The “Affordable Care Act:” not a mandate?

That is the odd conclusion of Andrew Sabl, writing at “The Reality-Based Community.” Reality-based. As in: I just watched “Chipmunks: The Squeakual” with my two younger boys. It features talking, singing, dancing, remote-controlled-helicopter flying chipmunks, which means it’s only based on reality.

Andrew starts off with his dismay at the phrase “individual mandate.”

The phrase “individual mandate,” though it explained to wonks how we were going to achieve near-universal coverage, was always bound to make for atrocious framing. Pairing it with a subsidy is great policy but possibly even worse framing. Now one thing people don’t like–being told by the government what to do–is supposed to be made better by another thing they don’t like–admitting they need government help.

No argument there. It’s a bad idea all around. Next (emphasis his):

Here is another way of describing ACA that’s completely accurate but explains the point much better:

If you or your family aren’t getting health insurance through your job, the government will pay to get you private insurance coverage, just as an employer would. You’ll have to contribute something–but the law guarantees, with specific numbers, that it will be no more than you can afford. … The government will still pay for your insurance, with the same affordable contribution from you.”

Hmm.
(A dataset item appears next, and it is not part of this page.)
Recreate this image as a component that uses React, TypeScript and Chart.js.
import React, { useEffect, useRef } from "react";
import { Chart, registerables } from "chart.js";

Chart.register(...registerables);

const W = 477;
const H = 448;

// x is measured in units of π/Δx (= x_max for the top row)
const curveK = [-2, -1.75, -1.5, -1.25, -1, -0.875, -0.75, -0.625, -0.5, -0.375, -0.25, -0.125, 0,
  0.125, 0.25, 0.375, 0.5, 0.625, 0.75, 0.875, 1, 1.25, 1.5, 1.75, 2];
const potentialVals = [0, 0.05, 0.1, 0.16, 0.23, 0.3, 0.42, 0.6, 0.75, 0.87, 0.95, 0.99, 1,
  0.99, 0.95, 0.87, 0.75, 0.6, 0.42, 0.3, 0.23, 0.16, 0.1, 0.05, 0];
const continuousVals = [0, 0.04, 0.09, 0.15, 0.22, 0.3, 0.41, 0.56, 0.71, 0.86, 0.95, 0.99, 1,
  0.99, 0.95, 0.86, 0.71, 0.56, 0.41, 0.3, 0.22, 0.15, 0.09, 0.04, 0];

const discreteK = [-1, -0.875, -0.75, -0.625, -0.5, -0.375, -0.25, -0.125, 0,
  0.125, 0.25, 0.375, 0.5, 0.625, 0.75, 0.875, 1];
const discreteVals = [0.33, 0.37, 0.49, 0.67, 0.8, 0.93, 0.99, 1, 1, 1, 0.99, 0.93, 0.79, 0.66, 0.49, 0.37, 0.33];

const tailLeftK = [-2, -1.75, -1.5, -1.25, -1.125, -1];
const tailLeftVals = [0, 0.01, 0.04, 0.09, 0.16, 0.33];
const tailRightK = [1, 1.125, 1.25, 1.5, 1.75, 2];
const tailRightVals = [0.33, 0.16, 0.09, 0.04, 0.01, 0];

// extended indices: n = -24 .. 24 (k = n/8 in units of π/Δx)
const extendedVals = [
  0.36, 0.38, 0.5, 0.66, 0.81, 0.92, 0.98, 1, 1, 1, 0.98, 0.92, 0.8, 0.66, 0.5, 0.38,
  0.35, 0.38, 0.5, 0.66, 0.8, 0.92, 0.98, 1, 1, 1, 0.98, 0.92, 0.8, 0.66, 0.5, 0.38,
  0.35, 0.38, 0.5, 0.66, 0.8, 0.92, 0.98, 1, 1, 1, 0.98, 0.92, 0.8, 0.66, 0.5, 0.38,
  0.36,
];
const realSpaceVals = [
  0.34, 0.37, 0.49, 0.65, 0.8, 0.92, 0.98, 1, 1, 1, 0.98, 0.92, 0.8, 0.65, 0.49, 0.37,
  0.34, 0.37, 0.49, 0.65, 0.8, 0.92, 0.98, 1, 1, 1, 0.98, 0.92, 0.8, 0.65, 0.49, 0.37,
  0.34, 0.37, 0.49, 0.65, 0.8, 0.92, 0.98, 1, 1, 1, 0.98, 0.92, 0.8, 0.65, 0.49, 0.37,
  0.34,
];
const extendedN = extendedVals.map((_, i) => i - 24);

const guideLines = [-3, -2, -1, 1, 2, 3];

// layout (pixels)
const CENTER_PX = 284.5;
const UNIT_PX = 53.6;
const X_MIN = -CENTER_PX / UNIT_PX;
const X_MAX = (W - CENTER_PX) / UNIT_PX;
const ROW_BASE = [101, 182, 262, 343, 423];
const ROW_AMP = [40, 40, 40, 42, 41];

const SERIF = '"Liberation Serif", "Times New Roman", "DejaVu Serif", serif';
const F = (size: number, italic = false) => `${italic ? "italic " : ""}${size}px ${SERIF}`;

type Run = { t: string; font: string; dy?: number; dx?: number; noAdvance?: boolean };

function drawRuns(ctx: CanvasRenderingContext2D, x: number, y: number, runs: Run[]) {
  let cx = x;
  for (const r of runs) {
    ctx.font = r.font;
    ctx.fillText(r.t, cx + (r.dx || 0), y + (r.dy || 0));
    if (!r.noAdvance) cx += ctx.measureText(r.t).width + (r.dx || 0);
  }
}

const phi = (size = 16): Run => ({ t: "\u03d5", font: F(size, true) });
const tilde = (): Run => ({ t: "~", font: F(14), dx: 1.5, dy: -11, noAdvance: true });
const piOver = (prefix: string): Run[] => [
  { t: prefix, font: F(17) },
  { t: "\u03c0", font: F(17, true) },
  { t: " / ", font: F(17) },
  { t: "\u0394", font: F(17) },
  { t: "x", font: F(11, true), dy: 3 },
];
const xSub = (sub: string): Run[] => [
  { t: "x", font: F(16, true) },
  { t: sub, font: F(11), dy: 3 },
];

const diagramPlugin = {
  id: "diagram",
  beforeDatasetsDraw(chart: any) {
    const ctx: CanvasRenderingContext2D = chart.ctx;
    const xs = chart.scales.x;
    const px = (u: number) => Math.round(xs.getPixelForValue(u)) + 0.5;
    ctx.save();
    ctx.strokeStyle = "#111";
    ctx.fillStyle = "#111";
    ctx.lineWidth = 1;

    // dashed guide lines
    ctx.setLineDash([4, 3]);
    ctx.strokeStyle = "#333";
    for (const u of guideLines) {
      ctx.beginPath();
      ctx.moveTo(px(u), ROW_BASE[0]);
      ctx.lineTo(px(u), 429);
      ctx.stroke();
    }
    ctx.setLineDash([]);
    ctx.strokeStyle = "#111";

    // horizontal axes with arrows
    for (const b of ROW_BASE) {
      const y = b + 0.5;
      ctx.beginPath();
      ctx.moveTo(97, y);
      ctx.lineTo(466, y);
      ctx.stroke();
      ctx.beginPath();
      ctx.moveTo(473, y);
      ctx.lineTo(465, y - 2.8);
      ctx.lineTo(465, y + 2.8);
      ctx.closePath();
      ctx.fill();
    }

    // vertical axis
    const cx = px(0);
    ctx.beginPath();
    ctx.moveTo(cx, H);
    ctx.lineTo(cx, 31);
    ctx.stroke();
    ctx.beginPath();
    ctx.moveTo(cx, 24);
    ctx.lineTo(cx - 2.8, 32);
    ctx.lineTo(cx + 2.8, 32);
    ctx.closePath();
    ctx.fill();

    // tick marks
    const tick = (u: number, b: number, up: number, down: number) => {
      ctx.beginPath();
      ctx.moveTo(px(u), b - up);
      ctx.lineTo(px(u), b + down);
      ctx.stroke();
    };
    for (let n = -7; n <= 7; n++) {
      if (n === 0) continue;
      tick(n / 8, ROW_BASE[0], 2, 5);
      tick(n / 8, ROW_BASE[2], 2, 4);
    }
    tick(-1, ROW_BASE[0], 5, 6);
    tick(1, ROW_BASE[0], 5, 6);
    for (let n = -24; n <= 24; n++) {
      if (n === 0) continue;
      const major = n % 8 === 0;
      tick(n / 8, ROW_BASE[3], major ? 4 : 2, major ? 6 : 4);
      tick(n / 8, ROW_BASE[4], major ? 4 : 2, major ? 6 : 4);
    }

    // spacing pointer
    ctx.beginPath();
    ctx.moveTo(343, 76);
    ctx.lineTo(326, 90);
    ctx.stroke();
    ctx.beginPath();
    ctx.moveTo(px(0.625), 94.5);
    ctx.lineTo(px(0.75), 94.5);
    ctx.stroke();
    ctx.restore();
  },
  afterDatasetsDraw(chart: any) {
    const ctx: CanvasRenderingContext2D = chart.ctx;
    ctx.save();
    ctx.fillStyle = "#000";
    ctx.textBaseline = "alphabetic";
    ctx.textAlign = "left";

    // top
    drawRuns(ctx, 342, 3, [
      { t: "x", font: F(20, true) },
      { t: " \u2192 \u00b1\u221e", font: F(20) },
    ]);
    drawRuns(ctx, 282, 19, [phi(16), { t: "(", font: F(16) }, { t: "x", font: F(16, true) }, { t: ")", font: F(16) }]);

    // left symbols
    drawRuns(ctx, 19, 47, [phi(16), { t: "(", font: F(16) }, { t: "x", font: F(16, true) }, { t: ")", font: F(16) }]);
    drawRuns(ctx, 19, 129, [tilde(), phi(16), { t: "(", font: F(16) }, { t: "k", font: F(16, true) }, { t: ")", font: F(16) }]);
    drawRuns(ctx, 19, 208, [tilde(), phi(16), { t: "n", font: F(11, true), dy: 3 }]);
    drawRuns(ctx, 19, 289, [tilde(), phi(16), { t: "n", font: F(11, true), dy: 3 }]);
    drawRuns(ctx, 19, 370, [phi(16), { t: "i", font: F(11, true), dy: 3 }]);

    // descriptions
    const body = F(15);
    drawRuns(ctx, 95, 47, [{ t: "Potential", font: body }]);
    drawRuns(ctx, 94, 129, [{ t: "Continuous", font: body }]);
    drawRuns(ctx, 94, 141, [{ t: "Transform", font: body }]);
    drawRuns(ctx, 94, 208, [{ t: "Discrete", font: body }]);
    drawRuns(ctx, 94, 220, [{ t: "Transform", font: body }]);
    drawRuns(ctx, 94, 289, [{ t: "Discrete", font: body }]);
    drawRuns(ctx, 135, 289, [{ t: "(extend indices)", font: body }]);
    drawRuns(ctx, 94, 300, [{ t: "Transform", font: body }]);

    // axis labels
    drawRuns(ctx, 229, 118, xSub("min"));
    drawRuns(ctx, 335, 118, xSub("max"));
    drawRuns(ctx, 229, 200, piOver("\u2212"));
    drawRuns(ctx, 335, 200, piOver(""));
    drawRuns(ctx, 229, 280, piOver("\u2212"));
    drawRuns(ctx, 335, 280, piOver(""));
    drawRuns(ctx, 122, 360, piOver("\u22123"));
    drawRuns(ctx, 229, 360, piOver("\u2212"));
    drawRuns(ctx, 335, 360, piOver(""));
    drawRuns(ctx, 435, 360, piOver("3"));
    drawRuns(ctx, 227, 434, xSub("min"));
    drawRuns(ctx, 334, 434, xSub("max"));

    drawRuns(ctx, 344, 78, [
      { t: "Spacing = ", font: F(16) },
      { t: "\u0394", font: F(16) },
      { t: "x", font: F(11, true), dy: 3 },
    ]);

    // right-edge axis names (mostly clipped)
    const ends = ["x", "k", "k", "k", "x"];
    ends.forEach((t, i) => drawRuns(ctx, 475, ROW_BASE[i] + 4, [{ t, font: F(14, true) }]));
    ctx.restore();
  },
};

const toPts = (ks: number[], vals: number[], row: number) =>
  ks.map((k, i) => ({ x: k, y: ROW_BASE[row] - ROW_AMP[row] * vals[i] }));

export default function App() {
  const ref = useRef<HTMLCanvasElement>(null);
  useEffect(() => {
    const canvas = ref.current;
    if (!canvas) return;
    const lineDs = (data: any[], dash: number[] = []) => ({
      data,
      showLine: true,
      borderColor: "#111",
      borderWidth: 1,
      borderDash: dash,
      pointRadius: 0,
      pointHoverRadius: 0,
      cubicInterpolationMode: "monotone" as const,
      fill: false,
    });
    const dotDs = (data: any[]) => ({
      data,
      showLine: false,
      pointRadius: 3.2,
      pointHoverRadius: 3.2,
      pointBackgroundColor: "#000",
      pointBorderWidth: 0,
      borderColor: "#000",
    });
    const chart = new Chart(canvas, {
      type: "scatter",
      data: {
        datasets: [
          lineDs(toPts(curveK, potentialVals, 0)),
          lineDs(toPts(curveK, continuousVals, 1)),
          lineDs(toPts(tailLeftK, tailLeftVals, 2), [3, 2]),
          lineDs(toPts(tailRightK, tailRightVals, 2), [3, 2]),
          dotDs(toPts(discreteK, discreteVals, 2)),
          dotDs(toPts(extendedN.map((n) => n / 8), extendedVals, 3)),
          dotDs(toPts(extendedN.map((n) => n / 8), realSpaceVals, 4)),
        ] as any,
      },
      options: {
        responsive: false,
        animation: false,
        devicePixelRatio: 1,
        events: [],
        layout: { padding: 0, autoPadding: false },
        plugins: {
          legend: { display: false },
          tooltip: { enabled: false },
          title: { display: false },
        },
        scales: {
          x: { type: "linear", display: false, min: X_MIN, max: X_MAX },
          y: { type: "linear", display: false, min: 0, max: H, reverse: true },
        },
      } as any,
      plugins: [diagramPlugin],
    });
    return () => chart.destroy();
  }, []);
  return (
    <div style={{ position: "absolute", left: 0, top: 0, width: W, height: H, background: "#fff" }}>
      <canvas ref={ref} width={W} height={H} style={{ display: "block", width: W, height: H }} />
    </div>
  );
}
Seems like he’s left something out, there.

The bill has lots more–things that make it even better.

Ah, here it comes.

But that, it seems to me, is the basic idea.

He’s gonna think of it any second now (my emphasis coming up):

And if we drill it in, people (Fox News junkies aside) will stop imagining that the bill is somehow about government telling people without insurance that they have to get it because the government won’t help them. It’s the opposite. Under ACA, it’s the government’s job to get you insurance, and to pay for almost all of it if you can’t afford it. Before, you were on your own.

No, Andrew! Oh, you were so close!

The objection to the mandate — and, yes, it is a mandate — is that everyone has to buy the insurance. Must. It’s not who’s paying for the insurance. That’s not the problem except, possibly, in a way entirely counter to the way you’ve put it: believe it or not, a lot of people don’t want the government buying them things.

You cannot refuse to buy. How can you pretend to address this issue without including that? If you do refuse…well, the IRS is going to hire a five-digit-number’s worth of new agents to enforce it. You’re going to screw around with that?

What if you don’t pay the fines? What if you refuse to buy, and refuse to pay? The IRS — they’re real forgiving about that kind of thing. Liens. Garnished wages. Seized property. Court dates. Jail time.

That’s what happens when you don’t pay your taxes. This is indistinguishable from a tax.

Andrew finishes up:

Objections? Can we sink the “mandate” language once and for all?

Sure. Just as soon as it’s not a mandate.